## STATED TASK
Only the lines from the one holding "Rebuild this chart" through the one holding "plt.rcParams['font.family'] = ['Noto" are to be retyped, exactly as they appear, with both boundary lines included.

## SUPPLIED MATERIAL
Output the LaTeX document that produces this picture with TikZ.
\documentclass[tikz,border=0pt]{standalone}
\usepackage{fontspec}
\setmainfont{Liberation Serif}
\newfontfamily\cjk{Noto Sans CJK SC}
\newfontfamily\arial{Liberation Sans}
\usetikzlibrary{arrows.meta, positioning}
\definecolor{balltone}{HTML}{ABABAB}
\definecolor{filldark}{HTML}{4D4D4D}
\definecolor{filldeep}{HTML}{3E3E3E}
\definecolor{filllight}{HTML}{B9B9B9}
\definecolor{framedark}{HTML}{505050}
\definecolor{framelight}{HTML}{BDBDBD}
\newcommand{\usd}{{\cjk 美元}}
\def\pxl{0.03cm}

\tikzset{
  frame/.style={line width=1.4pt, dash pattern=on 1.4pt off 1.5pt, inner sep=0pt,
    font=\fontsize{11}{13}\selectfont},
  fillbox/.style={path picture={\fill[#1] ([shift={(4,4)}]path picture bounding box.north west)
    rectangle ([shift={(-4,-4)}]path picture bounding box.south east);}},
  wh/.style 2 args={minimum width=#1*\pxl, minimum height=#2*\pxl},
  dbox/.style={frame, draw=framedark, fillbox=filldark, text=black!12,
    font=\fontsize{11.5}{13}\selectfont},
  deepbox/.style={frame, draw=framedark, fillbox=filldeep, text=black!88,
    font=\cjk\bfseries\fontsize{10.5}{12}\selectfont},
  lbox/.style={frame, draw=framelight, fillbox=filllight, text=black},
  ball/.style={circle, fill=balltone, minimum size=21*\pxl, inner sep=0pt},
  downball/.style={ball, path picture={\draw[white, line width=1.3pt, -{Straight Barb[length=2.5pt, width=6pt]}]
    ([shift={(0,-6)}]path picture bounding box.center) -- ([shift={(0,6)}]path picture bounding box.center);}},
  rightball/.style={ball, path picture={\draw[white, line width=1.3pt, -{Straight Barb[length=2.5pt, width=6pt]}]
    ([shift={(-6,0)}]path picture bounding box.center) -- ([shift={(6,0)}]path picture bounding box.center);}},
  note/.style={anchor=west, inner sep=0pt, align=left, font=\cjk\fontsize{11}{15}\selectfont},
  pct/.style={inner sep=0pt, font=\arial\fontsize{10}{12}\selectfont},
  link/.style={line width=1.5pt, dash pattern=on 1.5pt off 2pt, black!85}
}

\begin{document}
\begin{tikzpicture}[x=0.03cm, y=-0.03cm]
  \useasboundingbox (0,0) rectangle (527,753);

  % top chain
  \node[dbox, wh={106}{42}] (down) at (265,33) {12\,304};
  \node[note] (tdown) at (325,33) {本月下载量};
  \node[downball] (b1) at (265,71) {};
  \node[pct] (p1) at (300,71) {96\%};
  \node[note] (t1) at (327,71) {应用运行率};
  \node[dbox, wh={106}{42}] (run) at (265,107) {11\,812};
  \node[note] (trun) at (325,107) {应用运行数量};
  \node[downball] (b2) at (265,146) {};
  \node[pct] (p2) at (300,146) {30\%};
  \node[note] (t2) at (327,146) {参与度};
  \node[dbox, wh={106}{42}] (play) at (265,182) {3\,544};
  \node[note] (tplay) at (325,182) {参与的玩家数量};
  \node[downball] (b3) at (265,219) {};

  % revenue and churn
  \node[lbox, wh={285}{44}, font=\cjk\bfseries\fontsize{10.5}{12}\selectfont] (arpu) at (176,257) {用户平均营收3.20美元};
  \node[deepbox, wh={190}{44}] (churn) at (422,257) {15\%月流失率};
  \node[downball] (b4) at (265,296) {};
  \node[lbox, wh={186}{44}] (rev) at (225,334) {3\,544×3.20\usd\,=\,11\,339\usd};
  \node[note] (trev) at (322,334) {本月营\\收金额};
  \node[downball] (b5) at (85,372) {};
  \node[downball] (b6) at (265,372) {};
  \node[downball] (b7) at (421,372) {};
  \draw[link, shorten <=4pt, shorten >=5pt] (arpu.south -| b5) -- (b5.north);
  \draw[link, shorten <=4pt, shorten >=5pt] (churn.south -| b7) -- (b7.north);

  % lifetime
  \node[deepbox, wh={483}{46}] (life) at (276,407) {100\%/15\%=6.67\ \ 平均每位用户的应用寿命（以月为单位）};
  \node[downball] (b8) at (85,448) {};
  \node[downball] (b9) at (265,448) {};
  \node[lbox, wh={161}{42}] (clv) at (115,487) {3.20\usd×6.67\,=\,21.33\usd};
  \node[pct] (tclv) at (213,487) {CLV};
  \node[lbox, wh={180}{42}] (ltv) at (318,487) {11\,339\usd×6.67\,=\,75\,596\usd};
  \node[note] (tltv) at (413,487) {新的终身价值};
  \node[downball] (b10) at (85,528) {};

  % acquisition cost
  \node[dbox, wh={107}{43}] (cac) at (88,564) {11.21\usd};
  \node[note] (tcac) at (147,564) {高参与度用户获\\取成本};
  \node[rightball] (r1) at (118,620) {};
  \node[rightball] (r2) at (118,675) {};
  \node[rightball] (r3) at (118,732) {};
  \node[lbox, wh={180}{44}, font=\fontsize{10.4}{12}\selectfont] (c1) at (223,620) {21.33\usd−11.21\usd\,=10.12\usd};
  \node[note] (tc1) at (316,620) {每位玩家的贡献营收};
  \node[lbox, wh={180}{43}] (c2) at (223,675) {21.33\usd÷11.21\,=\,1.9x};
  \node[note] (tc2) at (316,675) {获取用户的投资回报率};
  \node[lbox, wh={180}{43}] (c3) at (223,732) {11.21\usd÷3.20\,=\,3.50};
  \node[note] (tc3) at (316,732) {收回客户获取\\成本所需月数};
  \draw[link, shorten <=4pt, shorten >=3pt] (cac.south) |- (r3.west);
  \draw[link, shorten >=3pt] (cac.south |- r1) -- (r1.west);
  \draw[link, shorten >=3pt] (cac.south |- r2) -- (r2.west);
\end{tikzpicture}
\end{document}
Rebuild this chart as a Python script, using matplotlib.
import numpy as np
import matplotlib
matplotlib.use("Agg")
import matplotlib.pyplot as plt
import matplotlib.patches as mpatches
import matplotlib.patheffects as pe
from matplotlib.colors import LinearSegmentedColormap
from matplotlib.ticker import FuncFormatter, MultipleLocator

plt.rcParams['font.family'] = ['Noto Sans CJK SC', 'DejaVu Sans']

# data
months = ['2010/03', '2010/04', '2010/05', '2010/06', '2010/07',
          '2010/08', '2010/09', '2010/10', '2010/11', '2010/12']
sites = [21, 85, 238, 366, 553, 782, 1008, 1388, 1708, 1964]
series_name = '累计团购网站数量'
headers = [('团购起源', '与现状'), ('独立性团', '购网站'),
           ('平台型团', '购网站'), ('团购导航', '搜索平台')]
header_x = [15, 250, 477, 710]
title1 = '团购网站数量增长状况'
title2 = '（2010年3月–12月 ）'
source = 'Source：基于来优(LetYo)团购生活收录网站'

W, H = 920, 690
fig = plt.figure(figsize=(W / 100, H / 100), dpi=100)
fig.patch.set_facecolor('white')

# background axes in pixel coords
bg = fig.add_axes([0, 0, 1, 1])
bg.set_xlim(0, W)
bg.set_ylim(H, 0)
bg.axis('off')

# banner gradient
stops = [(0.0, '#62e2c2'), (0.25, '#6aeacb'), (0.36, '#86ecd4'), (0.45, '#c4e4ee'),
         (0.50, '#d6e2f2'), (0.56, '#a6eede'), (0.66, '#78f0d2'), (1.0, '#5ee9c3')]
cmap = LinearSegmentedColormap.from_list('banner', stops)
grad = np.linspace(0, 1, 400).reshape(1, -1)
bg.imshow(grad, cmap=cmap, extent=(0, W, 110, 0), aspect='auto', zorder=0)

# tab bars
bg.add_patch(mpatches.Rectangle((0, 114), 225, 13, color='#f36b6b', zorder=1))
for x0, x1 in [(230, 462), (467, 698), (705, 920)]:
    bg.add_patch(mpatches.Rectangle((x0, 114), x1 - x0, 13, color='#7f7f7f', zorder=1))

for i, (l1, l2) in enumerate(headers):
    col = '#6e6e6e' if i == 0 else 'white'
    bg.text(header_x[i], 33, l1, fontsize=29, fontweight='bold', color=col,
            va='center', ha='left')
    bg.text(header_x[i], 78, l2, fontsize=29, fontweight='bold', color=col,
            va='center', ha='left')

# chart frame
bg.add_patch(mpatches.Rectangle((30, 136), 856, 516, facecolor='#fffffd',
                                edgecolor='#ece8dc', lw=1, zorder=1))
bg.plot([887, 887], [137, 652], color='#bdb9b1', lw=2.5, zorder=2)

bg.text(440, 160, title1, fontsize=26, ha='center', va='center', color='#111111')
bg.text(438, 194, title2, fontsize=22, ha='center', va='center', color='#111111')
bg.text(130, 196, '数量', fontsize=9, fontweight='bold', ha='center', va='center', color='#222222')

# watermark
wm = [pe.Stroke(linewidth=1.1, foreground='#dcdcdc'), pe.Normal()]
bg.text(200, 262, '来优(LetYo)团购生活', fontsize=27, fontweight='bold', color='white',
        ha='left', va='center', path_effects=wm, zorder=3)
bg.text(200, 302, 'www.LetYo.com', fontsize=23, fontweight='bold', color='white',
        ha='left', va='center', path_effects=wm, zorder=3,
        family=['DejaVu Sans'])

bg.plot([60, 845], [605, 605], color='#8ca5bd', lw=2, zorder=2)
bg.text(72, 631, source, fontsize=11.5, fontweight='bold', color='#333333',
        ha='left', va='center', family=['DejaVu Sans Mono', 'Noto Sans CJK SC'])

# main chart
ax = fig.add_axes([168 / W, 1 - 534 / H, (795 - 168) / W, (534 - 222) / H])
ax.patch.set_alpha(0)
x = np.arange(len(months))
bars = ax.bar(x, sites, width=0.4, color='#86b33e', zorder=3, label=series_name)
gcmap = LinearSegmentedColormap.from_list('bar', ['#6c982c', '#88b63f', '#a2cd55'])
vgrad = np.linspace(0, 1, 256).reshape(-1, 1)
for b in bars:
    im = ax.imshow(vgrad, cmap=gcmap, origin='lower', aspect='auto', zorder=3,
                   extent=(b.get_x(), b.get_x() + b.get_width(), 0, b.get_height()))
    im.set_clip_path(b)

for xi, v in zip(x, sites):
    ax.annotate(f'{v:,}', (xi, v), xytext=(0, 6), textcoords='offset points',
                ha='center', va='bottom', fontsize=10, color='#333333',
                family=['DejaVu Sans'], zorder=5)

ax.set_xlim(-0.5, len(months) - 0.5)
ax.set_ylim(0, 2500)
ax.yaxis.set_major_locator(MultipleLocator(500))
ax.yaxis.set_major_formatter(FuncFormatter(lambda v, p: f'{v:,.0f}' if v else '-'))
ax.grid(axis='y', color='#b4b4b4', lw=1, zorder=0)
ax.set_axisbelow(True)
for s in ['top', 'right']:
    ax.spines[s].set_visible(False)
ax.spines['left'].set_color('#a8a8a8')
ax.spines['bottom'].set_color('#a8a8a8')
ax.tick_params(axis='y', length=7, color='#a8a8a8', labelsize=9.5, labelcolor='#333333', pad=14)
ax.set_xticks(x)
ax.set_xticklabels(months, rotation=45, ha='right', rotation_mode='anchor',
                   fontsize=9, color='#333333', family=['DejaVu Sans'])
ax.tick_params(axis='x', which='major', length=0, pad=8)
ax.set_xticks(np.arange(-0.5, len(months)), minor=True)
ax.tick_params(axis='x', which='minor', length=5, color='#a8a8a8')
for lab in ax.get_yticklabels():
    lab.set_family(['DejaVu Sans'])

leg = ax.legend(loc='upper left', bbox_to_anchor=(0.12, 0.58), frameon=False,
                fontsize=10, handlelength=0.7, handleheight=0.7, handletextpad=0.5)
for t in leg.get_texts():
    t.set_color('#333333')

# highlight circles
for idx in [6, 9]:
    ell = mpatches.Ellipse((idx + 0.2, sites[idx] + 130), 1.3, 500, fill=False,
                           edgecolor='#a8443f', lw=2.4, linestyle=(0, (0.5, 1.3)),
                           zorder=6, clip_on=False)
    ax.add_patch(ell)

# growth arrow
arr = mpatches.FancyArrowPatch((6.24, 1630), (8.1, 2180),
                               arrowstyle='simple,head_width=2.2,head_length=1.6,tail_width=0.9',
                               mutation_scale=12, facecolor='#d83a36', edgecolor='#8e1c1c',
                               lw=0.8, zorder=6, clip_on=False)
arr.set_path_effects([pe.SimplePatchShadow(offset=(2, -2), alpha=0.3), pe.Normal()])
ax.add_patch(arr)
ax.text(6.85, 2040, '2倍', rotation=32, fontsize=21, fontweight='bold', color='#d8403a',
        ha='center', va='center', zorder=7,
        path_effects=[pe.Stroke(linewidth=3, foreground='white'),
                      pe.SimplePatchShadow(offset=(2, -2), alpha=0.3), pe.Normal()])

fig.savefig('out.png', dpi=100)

## EXERCISE OUTPUT
Rebuild this chart as a Python script, using matplotlib.
import numpy as np
import matplotlib
matplotlib.use("Agg")
import matplotlib.pyplot as plt
import matplotlib.patches as mpatches
import matplotlib.patheffects as pe
from matplotlib.colors import LinearSegmentedColormap
from matplotlib.ticker import FuncFormatter, MultipleLocator

plt.rcParams['font.family'] = ['Noto Sans CJK SC', 'DejaVu Sans']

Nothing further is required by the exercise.